+++ MATERIAL SHOWN +++
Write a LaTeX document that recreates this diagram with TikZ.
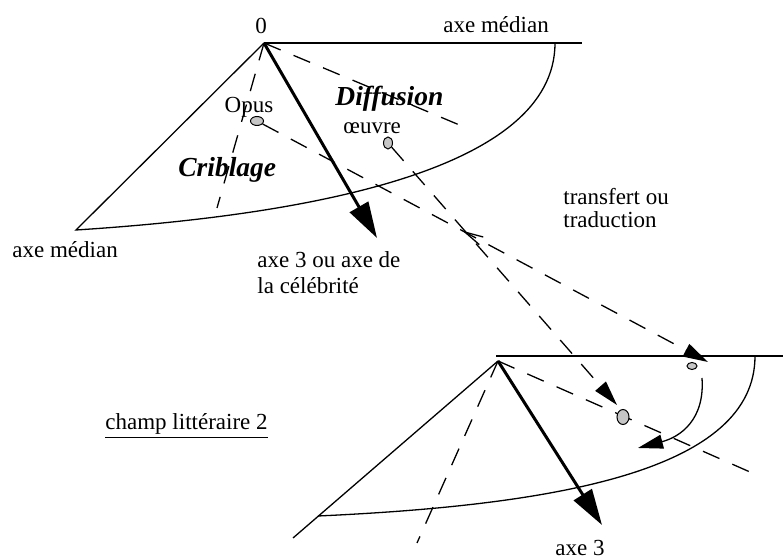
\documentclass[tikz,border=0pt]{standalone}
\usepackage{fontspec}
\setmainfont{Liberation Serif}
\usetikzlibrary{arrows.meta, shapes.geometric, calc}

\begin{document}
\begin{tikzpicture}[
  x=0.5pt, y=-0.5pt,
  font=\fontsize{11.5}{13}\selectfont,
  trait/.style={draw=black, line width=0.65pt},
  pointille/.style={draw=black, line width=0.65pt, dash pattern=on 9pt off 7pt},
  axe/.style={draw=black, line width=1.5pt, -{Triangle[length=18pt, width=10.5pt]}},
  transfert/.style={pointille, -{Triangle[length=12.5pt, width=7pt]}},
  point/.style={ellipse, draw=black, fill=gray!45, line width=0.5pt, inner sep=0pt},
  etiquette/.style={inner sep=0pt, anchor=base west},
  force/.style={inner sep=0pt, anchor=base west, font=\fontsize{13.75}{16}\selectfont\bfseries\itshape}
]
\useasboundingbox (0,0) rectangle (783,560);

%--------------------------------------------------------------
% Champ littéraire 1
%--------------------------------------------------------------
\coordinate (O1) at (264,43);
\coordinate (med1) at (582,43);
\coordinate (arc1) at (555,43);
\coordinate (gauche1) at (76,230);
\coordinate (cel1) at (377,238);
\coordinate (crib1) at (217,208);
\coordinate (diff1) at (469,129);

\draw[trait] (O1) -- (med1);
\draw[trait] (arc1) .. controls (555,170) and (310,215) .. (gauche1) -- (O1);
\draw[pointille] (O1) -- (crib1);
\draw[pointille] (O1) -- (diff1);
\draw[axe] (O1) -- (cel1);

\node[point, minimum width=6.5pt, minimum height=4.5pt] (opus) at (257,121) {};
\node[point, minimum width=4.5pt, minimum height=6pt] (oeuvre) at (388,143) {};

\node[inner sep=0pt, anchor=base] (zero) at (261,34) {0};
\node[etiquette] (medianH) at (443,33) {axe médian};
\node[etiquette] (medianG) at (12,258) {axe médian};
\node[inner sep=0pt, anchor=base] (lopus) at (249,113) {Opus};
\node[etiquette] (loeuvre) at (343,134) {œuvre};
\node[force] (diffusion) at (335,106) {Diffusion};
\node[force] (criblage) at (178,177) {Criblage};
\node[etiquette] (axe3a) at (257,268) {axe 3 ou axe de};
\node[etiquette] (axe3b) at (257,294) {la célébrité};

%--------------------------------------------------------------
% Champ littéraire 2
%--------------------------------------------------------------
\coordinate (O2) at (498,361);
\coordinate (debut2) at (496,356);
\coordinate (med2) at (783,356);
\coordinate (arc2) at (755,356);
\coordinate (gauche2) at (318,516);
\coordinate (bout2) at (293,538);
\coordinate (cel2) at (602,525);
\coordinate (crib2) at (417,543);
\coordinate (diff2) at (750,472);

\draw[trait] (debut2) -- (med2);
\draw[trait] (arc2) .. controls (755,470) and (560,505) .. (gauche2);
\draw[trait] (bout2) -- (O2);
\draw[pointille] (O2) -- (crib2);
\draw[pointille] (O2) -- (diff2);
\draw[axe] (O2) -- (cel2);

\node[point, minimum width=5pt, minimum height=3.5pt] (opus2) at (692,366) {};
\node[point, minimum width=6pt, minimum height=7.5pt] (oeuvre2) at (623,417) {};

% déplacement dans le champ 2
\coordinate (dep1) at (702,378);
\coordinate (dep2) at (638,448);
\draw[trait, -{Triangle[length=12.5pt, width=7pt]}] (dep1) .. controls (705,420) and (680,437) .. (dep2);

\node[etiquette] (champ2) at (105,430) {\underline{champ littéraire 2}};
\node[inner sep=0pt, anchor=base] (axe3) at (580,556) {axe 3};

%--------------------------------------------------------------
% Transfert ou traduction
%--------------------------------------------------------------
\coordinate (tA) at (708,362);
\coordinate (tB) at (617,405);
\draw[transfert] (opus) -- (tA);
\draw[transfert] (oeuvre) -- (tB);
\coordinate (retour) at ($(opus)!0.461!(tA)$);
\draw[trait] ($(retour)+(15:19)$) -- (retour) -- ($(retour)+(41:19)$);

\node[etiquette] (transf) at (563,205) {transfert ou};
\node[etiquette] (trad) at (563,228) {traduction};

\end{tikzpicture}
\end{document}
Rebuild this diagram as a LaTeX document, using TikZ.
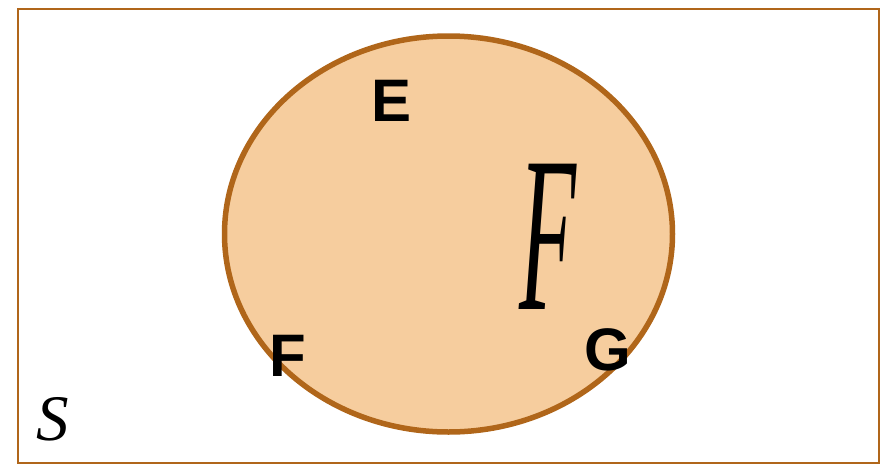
+++
EXERCISE REQUIREMENTS: Retype the records exactly. Any image in them should not appear in what you write.

THE COMPLETED TASK:
Write a LaTeX document that recreates this diagram with TikZ.
\documentclass[tikz,border=0pt]{standalone}
\usepackage{fontspec}
\setmainfont{Liberation Serif}
\usetikzlibrary{arrows.meta, shapes.geometric, calc}

\begin{document}
\begin{tikzpicture}[
  x=0.5pt, y=-0.5pt,
  font=\fontsize{11.5}{13}\selectfont,
  trait/.style={draw=black, line width=0.65pt},
  pointille/.style={draw=black, line width=0.65pt, dash pattern=on 9pt off 7pt},
  axe/.style={draw=black, line width=1.5pt, -{Triangle[length=18pt, width=10.5pt]}},
  transfert/.style={pointille, -{Triangle[length=12.5pt, width=7pt]}},
  point/.style={ellipse, draw=black, fill=gray!45, line width=0.5pt, inner sep=0pt},
  etiquette/.style={inner sep=0pt, anchor=base west},
  force/.style={inner sep=0pt, anchor=base west, font=\fontsize{13.75}{16}\selectfont\bfseries\itshape}
]
\useasboundingbox (0,0) rectangle (783,560);

%--------------------------------------------------------------
% Champ littéraire 1
%--------------------------------------------------------------
\coordinate (O1) at (264,43);
\coordinate (med1) at (582,43);
\coordinate (arc1) at (555,43);
\coordinate (gauche1) at (76,230);
\coordinate (cel1) at (377,238);
\coordinate (crib1) at (217,208);
\coordinate (diff1) at (469,129);

\draw[trait] (O1) -- (med1);
\draw[trait] (arc1) .. controls (555,170) and (310,215) .. (gauche1) -- (O1);
\draw[pointille] (O1) -- (crib1);
\draw[pointille] (O1) -- (diff1);
\draw[axe] (O1) -- (cel1);

\node[point, minimum width=6.5pt, minimum height=4.5pt] (opus) at (257,121) {};
\node[point, minimum width=4.5pt, minimum height=6pt] (oeuvre) at (388,143) {};

\node[inner sep=0pt, anchor=base] (zero) at (261,34) {0};
\node[etiquette] (medianH) at (443,33) {axe médian};
\node[etiquette] (medianG) at (12,258) {axe médian};
\node[inner sep=0pt, anchor=base] (lopus) at (249,113) {Opus};
\node[etiquette] (loeuvre) at (343,134) {œuvre};
\node[force] (diffusion) at (335,106) {Diffusion};
\node[force] (criblage) at (178,177) {Criblage};
\node[etiquette] (axe3a) at (257,268) {axe 3 ou axe de};
\node[etiquette] (axe3b) at (257,294) {la célébrité};

%--------------------------------------------------------------
% Champ littéraire 2
%--------------------------------------------------------------
\coordinate (O2) at (498,361);
\coordinate (debut2) at (496,356);
\coordinate (med2) at (783,356);
\coordinate (arc2) at (755,356);
\coordinate (gauche2) at (318,516);
\coordinate (bout2) at (293,538);
\coordinate (cel2) at (602,525);
\coordinate (crib2) at (417,543);
\coordinate (diff2) at (750,472);

\draw[trait] (debut2) -- (med2);
\draw[trait] (arc2) .. controls (755,470) and (560,505) .. (gauche2);
\draw[trait] (bout2) -- (O2);
\draw[pointille] (O2) -- (crib2);
\draw[pointille] (O2) -- (diff2);
\draw[axe] (O2) -- (cel2);

\node[point, minimum width=5pt, minimum height=3.5pt] (opus2) at (692,366) {};
\node[point, minimum width=6pt, minimum height=7.5pt] (oeuvre2) at (623,417) {};

% déplacement dans le champ 2
\coordinate (dep1) at (702,378);
\coordinate (dep2) at (638,448);
\draw[trait, -{Triangle[length=12.5pt, width=7pt]}] (dep1) .. controls (705,420) and (680,437) .. (dep2);

\node[etiquette] (champ2) at (105,430) {\underline{champ littéraire 2}};
\node[inner sep=0pt, anchor=base] (axe3) at (580,556) {axe 3};

%--------------------------------------------------------------
% Transfert ou traduction
%--------------------------------------------------------------
\coordinate (tA) at (708,362);
\coordinate (tB) at (617,405);
\draw[transfert] (opus) -- (tA);
\draw[transfert] (oeuvre) -- (tB);
\coordinate (retour) at ($(opus)!0.461!(tA)$);
\draw[trait] ($(retour)+(15:19)$) -- (retour) -- ($(retour)+(41:19)$);

\node[etiquette] (transf) at (563,205) {transfert ou};
\node[etiquette] (trad) at (563,228) {traduction};

\end{tikzpicture}
\end{document}
Rebuild this diagram as a LaTeX document, using TikZ.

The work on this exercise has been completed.